Stated goal: Copy out each line of the data that holds the word "React".
>> BEGIN Dataset excerpt
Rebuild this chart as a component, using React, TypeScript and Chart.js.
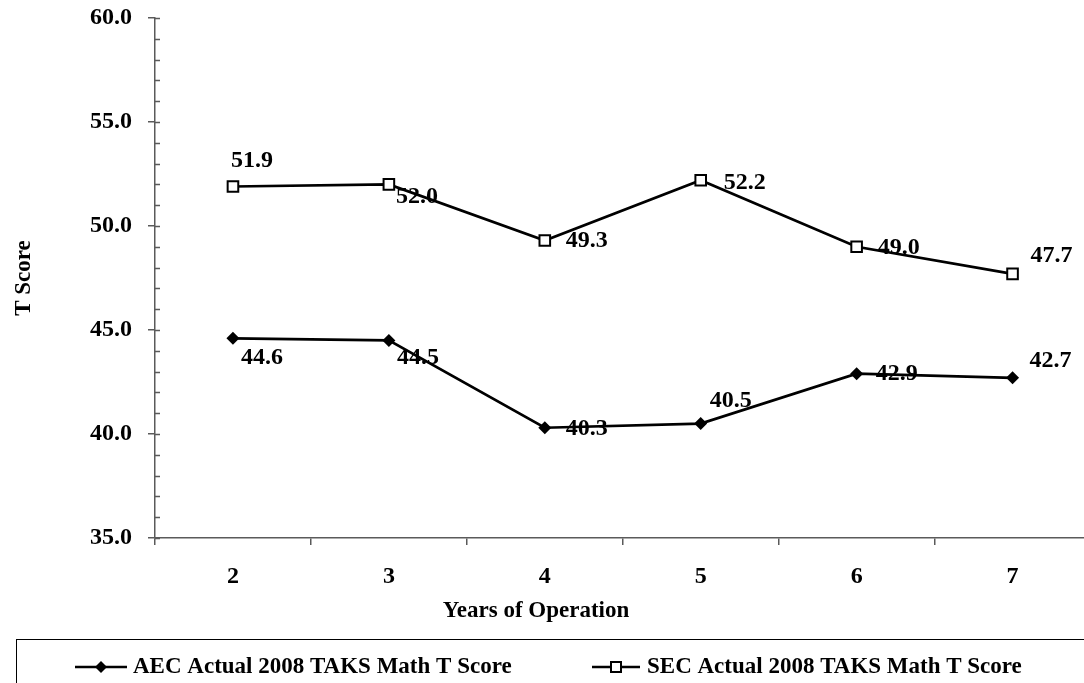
import React, { useEffect, useRef } from 'react';
import { Chart, registerables } from 'chart.js';

Chart.register(...registerables);

const categories = ['2', '3', '4', '5', '6', '7'];
const aecValues = [44.6, 44.5, 40.3, 40.5, 42.9, 42.7];
const secValues = [51.9, 52.0, 49.3, 52.2, 49.0, 47.7];
const aecLabel = 'AEC Actual 2008 TAKS Math T Score';
const secLabel = 'SEC Actual 2008 TAKS Math T Score';
const yTitle = 'T Score';
const xTitle = 'Years of Operation';

// label placement (dx, dy of label centre from its point), style only
const aecLabelOffsets = [[29, 19], [29, 17], [42, 1], [30, -23], [40, 0], [38, -17]];
const secLabelOffsets = [[19, -26], [28, 12], [42, 0], [44, 3], [42, 1], [39, -18]];

const FONT = '"Liberation Serif", "Times New Roman", serif';
const AXIS = '#5a5a5a';

const dataLabelPlugin = {
  id: 'dataLabels',
  afterDatasetsDraw(chart: any) {
    const ctx = chart.ctx;
    ctx.save();
    ctx.font = `bold 24px ${FONT}`;
    ctx.fillStyle = '#000';
    ctx.textAlign = 'center';
    ctx.textBaseline = 'middle';
    chart.data.datasets.forEach((ds: any, di: number) => {
      const meta = chart.getDatasetMeta(di);
      const offs = ds.labelOffsets || [];
      meta.data.forEach((el: any, i: number) => {
        const o = offs[i] || [0, 0];
        ctx.fillText(Number(ds.data[i]).toFixed(1), el.x + o[0], el.y + o[1]);
      });
    });
    ctx.restore();
  },
};

const minorTickPlugin = {
  id: 'minorTicks',
  afterDraw(chart: any) {
    const ctx = chart.ctx;
    const y = chart.scales.y;
    const left = chart.chartArea.left;
    ctx.save();
    ctx.strokeStyle = AXIS;
    ctx.lineWidth = 1.5;
    ctx.beginPath();
    for (let v = y.min; v <= y.max + 1e-9; v += 1) {
      const py = Math.round(y.getPixelForValue(v)) + 0.5;
      ctx.moveTo(left, py);
      ctx.lineTo(left + 5, py);
    }
    ctx.stroke();
    ctx.restore();
  },
};

const xTitlePlugin = {
  id: 'xTitle',
  afterDraw(chart: any) {
    const ctx = chart.ctx;
    ctx.save();
    ctx.fillStyle = '#000';
    ctx.font = `bold 23px ${FONT}`;
    ctx.textAlign = 'center';
    ctx.textBaseline = 'middle';
    ctx.fillText(xTitle, 536, 611);
    ctx.restore();
  },
};

const legendBoxPlugin = {
  id: 'legendBox',
  afterDraw(chart: any) {
    const ctx = chart.ctx;
    ctx.save();
    ctx.strokeStyle = '#000';
    ctx.lineWidth = 1;
    ctx.strokeRect(16.5, 639.5, 1078, 100);
    const cy = 667;
    const items = [
      { x1: 75, x2: 127, tx: 133, text: chart.data.datasets[0].label, style: 'diamond' },
      { x1: 592, x2: 640, tx: 647, text: chart.data.datasets[1].label, style: 'square' },
    ];
    items.forEach((it) => {
      ctx.strokeStyle = '#000';
      ctx.lineWidth = 2.5;
      ctx.beginPath();
      ctx.moveTo(it.x1, cy);
      ctx.lineTo(it.x2, cy);
      ctx.stroke();
      const cx = (it.x1 + it.x2) / 2;
      if (it.style === 'diamond') {
        ctx.fillStyle = '#000';
        ctx.beginPath();
        ctx.moveTo(cx - 6, cy);
        ctx.lineTo(cx, cy - 6);
        ctx.lineTo(cx + 6, cy);
        ctx.lineTo(cx, cy + 6);
        ctx.closePath();
        ctx.fill();
      } else {
        ctx.fillStyle = '#fff';
        ctx.lineWidth = 2;
        ctx.fillRect(cx - 5, cy - 5, 10, 10);
        ctx.strokeRect(cx - 5, cy - 5, 10, 10);
      }
      ctx.fillStyle = '#000';
      ctx.font = `bold 23px ${FONT}`;
      ctx.textAlign = 'left';
      ctx.textBaseline = 'middle';
      ctx.fillText(it.text, it.tx, cy);
    });
    ctx.restore();
  },
};

export default function App() {
  const ref = useRef<HTMLCanvasElement | null>(null);

  useEffect(() => {
    document.body.style.margin = '0';
    document.body.style.overflow = 'hidden';
    const canvas = ref.current;
    if (!canvas) return;
    const chart = new Chart(canvas, {
      type: 'line',
      data: {
        labels: categories,
        datasets: [
          {
            label: aecLabel,
            data: aecValues,
            borderColor: '#000',
            backgroundColor: '#000',
            borderWidth: 2.7,
            pointStyle: 'rectRot',
            pointRadius: 6.5,
            pointBorderWidth: 0,
            pointBackgroundColor: '#000',
            tension: 0,
            labelOffsets: aecLabelOffsets,
          } as any,
          {
            label: secLabel,
            data: secValues,
            borderColor: '#000',
            backgroundColor: '#fff',
            borderWidth: 2.7,
            pointStyle: 'rect',
            pointRadius: 7.5,
            pointBorderWidth: 2,
            pointBorderColor: '#000',
            pointBackgroundColor: '#fff',
            tension: 0,
            labelOffsets: secLabelOffsets,
          } as any,
        ],
      },
      options: {
        animation: false,
        responsive: false,
        devicePixelRatio: 1,
        layout: { padding: { left: 0, right: 9, top: 18, bottom: 0 } },
        plugins: {
          legend: { display: false },
          tooltip: { enabled: false },
        },
        scales: {
          x: {
            type: 'category',
            offset: true,
            afterFit: (s: any) => { s.height = 145; s.paddingLeft = 0; s.paddingRight = 0; },
            grid: {
              offset: true,
              drawOnChartArea: false,
              drawTicks: true,
              tickLength: 7,
              color: AXIS,
              lineWidth: 1.5,
            },
            border: { display: true, color: AXIS, width: 1.5 },
            ticks: {
              color: '#000',
              padding: 17,
              font: { family: FONT, size: 24, weight: 'bold' },
              maxRotation: 0,
            },
            title: { display: false, text: xTitle },
          },
          y: {
            min: 35,
            max: 60,
            afterFit: (s: any) => { s.width = 155; s.paddingTop = 0; s.paddingBottom = 0; },
            grid: {
              drawOnChartArea: false,
              drawTicks: true,
              tickLength: 7,
              color: AXIS,
              lineWidth: 1.5,
            },
            border: { display: true, color: AXIS, width: 1.5 },
            ticks: {
              stepSize: 5,
              color: '#000',
              padding: 16,
              font: { family: FONT, size: 24, weight: 'bold' },
              callback: (v: any) => Number(v).toFixed(1),
            },
            title: {
              display: true,
              text: yTitle,
              color: '#000',
              font: { family: FONT, size: 23, weight: 'bold' },
              padding: { top: 10, bottom: 0 },
            },
          },
        },
      } as any,
      plugins: [minorTickPlugin, dataLabelPlugin, xTitlePlugin, legendBoxPlugin],
    });
    return () => chart.destroy();
  }, []);

  return (
    <div style={{ position: 'absolute', left: 0, top: 0, width: 1100, height: 683, overflow: 'hidden' }}>
      <canvas ref={ref} width={1100} height={683} />
    </div>
  );
}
>> END Dataset excerpt
Task answer:
Rebuild this chart as a component, using React, TypeScript and Chart.js.
import React, { useEffect, useRef } from 'react';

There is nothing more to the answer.